Information supplied>
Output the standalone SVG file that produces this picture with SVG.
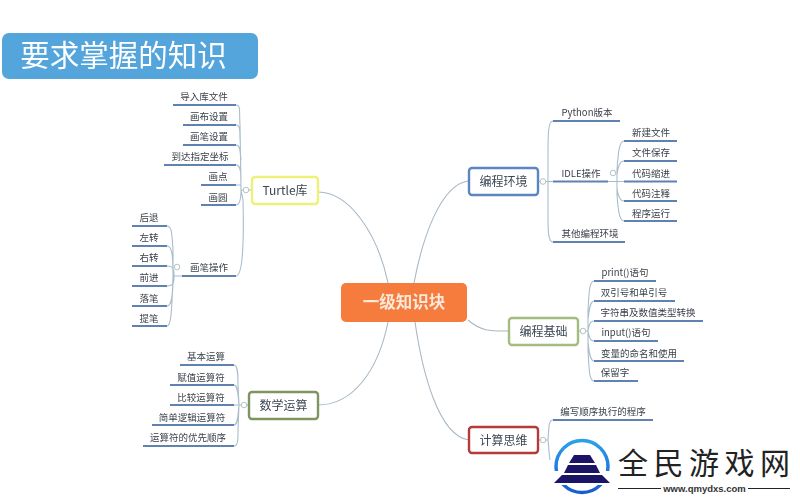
<svg xmlns="http://www.w3.org/2000/svg" width="800" height="500" viewBox="0 0 800 500">
<defs>
<style>
text{font-family:"Noto Sans CJK SC","Liberation Sans",sans-serif;fill:#3a3f48}
.leaf{font-size:9.5px;text-anchor:middle}
.node{font-size:12px;text-anchor:middle;fill:#3c4654}
.ln{fill:none;stroke:#5f82b0;stroke-width:2}
.br{fill:none;stroke:#a9bdcc;stroke-width:1.1}
.main{fill:none;stroke:#a8b8c4;stroke-width:1.1}
.dot{fill:#fff;stroke:#a9bdbd;stroke-width:.9}
.box{fill:#fff;stroke-width:2.4}
</style>
<linearGradient id="ring" x1="0" y1="0" x2="0" y2="1"><stop offset="0" stop-color="#2aa0ea"/><stop offset="1" stop-color="#1a5cd0"/></linearGradient>
<filter id="soft" x="-2%" y="-2%" width="104%" height="104%"><feGaussianBlur stdDeviation="0.35"/></filter>
</defs>
<rect width="800" height="500" fill="#fff"/>
<g filter="url(#soft)">
<g id="title"><rect x="2" y="33" width="256" height="46" rx="7" fill="#55a5dd"/><text x="123.500" y="66" font-size="29.500" style="text-anchor:middle;fill:#fff">要求掌握的知识</text></g>

<g id="connectors">
<path class="main" d="M318 192C350 192 378 235 388 283"/>
<path class="main" d="M318 405C352 405 378 372 388 322"/>
<path class="main" d="M468 181C440 185 422 240 414 283"/>
<path class="main" d="M468 320C482 332 492 331 509 331"/>
<path class="main" d="M469 440C438 436 422 370 415 322"/>

<path class="br" d="M251 190H241M236 105C241 105 239 110 240 125L241 190M236 125C240 125 240 130 240 140M236 145C240 145 240 150 241 160M236 165C240 165 241 170 241 180M236 185H241M236 205C240 205 241 198 241 190M241 190L243 200C244 240 243 276 236 276"/>
<path class="ln" d="M173 105H236M183 125H236M183 145H236M164 165H236M201 185H236M201 205H236M182 276H236"/>
<circle class="dot" cx="246" cy="190" r="2.800"/>

<path class="br" d="M182 276H173M167 226C172 226 172 235 173 250L173 276C172 300 172 326 167 326M167 246C172 246 173 255 173 276M167 266C174 266 174 270 174 276C174 282 174 286 167 286M167 306C172 306 173 295 173 276"/>
<path class="ln" d="M132 226H167M132 246H167M132 266H167M132 286H167M132 306H167M132 326H167"/>
<circle class="dot" cx="177" cy="267" r="2.800"/>

<path class="br" d="M249 405H239M234 365C238 365 238 375 238 385L239 405L238 430C238 440 238 446 234 446M234 385C238 385 238 395 239 405M234 405H239M234 425C238 425 238 415 239 405"/>
<path class="ln" d="M180 365H234M170 385H234M170 405H234M152 425H234M143 446H234"/>
<circle class="dot" cx="244" cy="405" r="2.800"/>

<path class="br" d="M538 181.500H553M553 121C548 121 548 135 548 155L548 215C548 230 548 242 553 242"/>
<path class="ln" d="M553 121H620M553 181.500H608M553 242H625"/>
<circle class="dot" cx="543" cy="181.500" r="2.800"/>

<path class="br" d="M608 181.500H618M624 141C619 141 618 155 617 170L617 195C618 208 619 221 624 221M624 161C620 161 618 165 617 175M624 181.500H617M624 201C620 201 618 197 617 188"/>
<path class="ln" d="M624 141H677M624 161H677M624 181.500H677M624 201H677M624 221H677"/>
<circle class="dot" cx="613" cy="173" r="2.800"/>

<path class="br" d="M578 331H588M594 281C589 281 589 295 588 310L588 350C589 368 589 381 594 381M594 301C590 301 589 310 588 320M594 321C590 321 589 325 588 331M594 341C590 341 589 337 588 331M594 361C590 361 589 352 588 342"/>
<path class="ln" d="M594 281H656M594 301H675M594 321H703M594 341H658M594 361H684M594 381H638"/>
<circle class="dot" cx="583" cy="331" r="2.800"/>

<path class="br" d="M538 440H548M553 420C548 420 549 430 548 440C549 448 549 455 550 460"/>
<path class="ln" d="M553 420H653"/>
<circle class="dot" cx="543" cy="440" r="2.800"/>
</g>

<g id="center"><rect x="341" y="283" width="126" height="39" rx="5" fill="#f57c3c"/><text x="404" y="308" font-size="16.500" font-weight="700" style="text-anchor:middle;fill:#fde9dc">一级知识块</text></g>
<g id="turtle"><rect class="box" x="252" y="177" width="66" height="27" rx="3" stroke="#eef07a"/><text class="node" x="285" y="195">Turtle库</text></g>
<g id="math"><rect class="box" x="249" y="392" width="69" height="27" rx="3" stroke="#7f9460"/><text class="node" x="283.500" y="410">数学运算</text></g>
<g id="env"><rect class="box" x="469" y="168" width="69" height="27" rx="3" stroke="#5b86c0"/><text class="node" x="503.500" y="186">编程环境</text></g>
<g id="base"><rect class="box" x="509" y="318" width="69" height="27" rx="3" stroke="#a4bc80"/><text class="node" x="543.500" y="336">编程基础</text></g>
<g id="think"><rect class="box" x="469" y="427" width="69" height="26" rx="3" stroke="#b33a3a"/><text class="node" x="503.500" y="445">计算思维</text></g>

<g id="labels">
<text class="leaf" x="204" y="100">导入库文件</text>
<text class="leaf" x="209" y="120">画布设置</text>
<text class="leaf" x="209" y="140">画笔设置</text>
<text class="leaf" x="200" y="160">到达指定坐标</text>
<text class="leaf" x="218" y="180">画点</text>
<text class="leaf" x="218" y="201">画圆</text>
<text class="leaf" x="209" y="271">画笔操作</text>
<text class="leaf" x="149" y="221">后退</text>
<text class="leaf" x="149" y="241">左转</text>
<text class="leaf" x="149" y="261">右转</text>
<text class="leaf" x="149" y="281">前进</text>
<text class="leaf" x="149" y="302">落笔</text>
<text class="leaf" x="149" y="322">提笔</text>
<text class="leaf" x="206" y="360">基本运算</text>
<text class="leaf" x="201" y="381">赋值运算符</text>
<text class="leaf" x="201" y="401">比较运算符</text>
<text class="leaf" x="192" y="421">简单逻辑运算符</text>
<text class="leaf" x="188" y="441">运算符的优先顺序</text>
<text class="leaf" x="587" y="116">Python版本</text>
<text class="leaf" x="581" y="177">IDLE操作</text>
<text class="leaf" x="590" y="237">其他编程环境</text>
<text class="leaf" x="651" y="136">新建文件</text>
<text class="leaf" x="651" y="156">文件保存</text>
<text class="leaf" x="651" y="177">代码缩进</text>
<text class="leaf" x="651" y="197">代码注释</text>
<text class="leaf" x="651" y="217">程序运行</text>
<text class="leaf" x="625" y="276">print()语句</text>
<text class="leaf" x="634" y="296">双引号和单引号</text>
<text class="leaf" x="648" y="316">字符串及数值类型转换</text>
<text class="leaf" x="626" y="336">input()语句</text>
<text class="leaf" x="639" y="357">变量的命名和使用</text>
<text class="leaf" x="615" y="376">保留字</text>
<text class="leaf" x="603" y="415">编写顺序执行的程序</text>
</g>
</g>

<g id="logo">
<rect x="551" y="426" width="249" height="74" fill="#fff"/>
<circle cx="582" cy="466.500" r="26" fill="none" stroke="url(#ring)" stroke-width="3.500"/>
<rect x="551" y="471" width="62" height="14" fill="#fff"/>
<path d="M574 455H590L595 463H569Z" fill="#1c1464"/>
<path d="M568 465H596L600 473H564Z" fill="#1c1464"/>
<path d="M562 475H602L610 483H554Z" fill="#1c1464"/>
<text x="618" y="474" font-size="30" textLength="172" lengthAdjust="spacing" style="fill:#222">全民游戏网</text>
<path d="M618 488.500H661M748 488.500H790" stroke="#222" stroke-width="1.200" fill="none"/>
<text x="704.500" y="492" font-size="9.500" font-weight="700" style="text-anchor:middle;fill:#333;font-family:'Liberation Sans',sans-serif">www.qmydxs.com</text>
</g>
</svg>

Job> Extract the lines exactly, please: the first line of the listing, the line with "440C438 436 422", and every line between them, but no pictures.

Task answer>
Output the standalone SVG file that produces this picture with SVG.
<svg xmlns="http://www.w3.org/2000/svg" width="800" height="500" viewBox="0 0 800 500">
<defs>
<style>
text{font-family:"Noto Sans CJK SC","Liberation Sans",sans-serif;fill:#3a3f48}
.leaf{font-size:9.5px;text-anchor:middle}
.node{font-size:12px;text-anchor:middle;fill:#3c4654}
.ln{fill:none;stroke:#5f82b0;stroke-width:2}
.br{fill:none;stroke:#a9bdcc;stroke-width:1.1}
.main{fill:none;stroke:#a8b8c4;stroke-width:1.1}
.dot{fill:#fff;stroke:#a9bdbd;stroke-width:.9}
.box{fill:#fff;stroke-width:2.4}
</style>
<linearGradient id="ring" x1="0" y1="0" x2="0" y2="1"><stop offset="0" stop-color="#2aa0ea"/><stop offset="1" stop-color="#1a5cd0"/></linearGradient>
<filter id="soft" x="-2%" y="-2%" width="104%" height="104%"><feGaussianBlur stdDeviation="0.35"/></filter>
</defs>
<rect width="800" height="500" fill="#fff"/>
<g filter="url(#soft)">
<g id="title"><rect x="2" y="33" width="256" height="46" rx="7" fill="#55a5dd"/><text x="123.500" y="66" font-size="29.500" style="text-anchor:middle;fill:#fff">要求掌握的知识</text></g>

<g id="connectors">
<path class="main" d="M318 192C350 192 378 235 388 283"/>
<path class="main" d="M318 405C352 405 378 372 388 322"/>
<path class="main" d="M468 181C440 185 422 240 414 283"/>
<path class="main" d="M468 320C482 332 492 331 509 331"/>
<path class="main" d="M469 440C438 436 422 370 415 322"/>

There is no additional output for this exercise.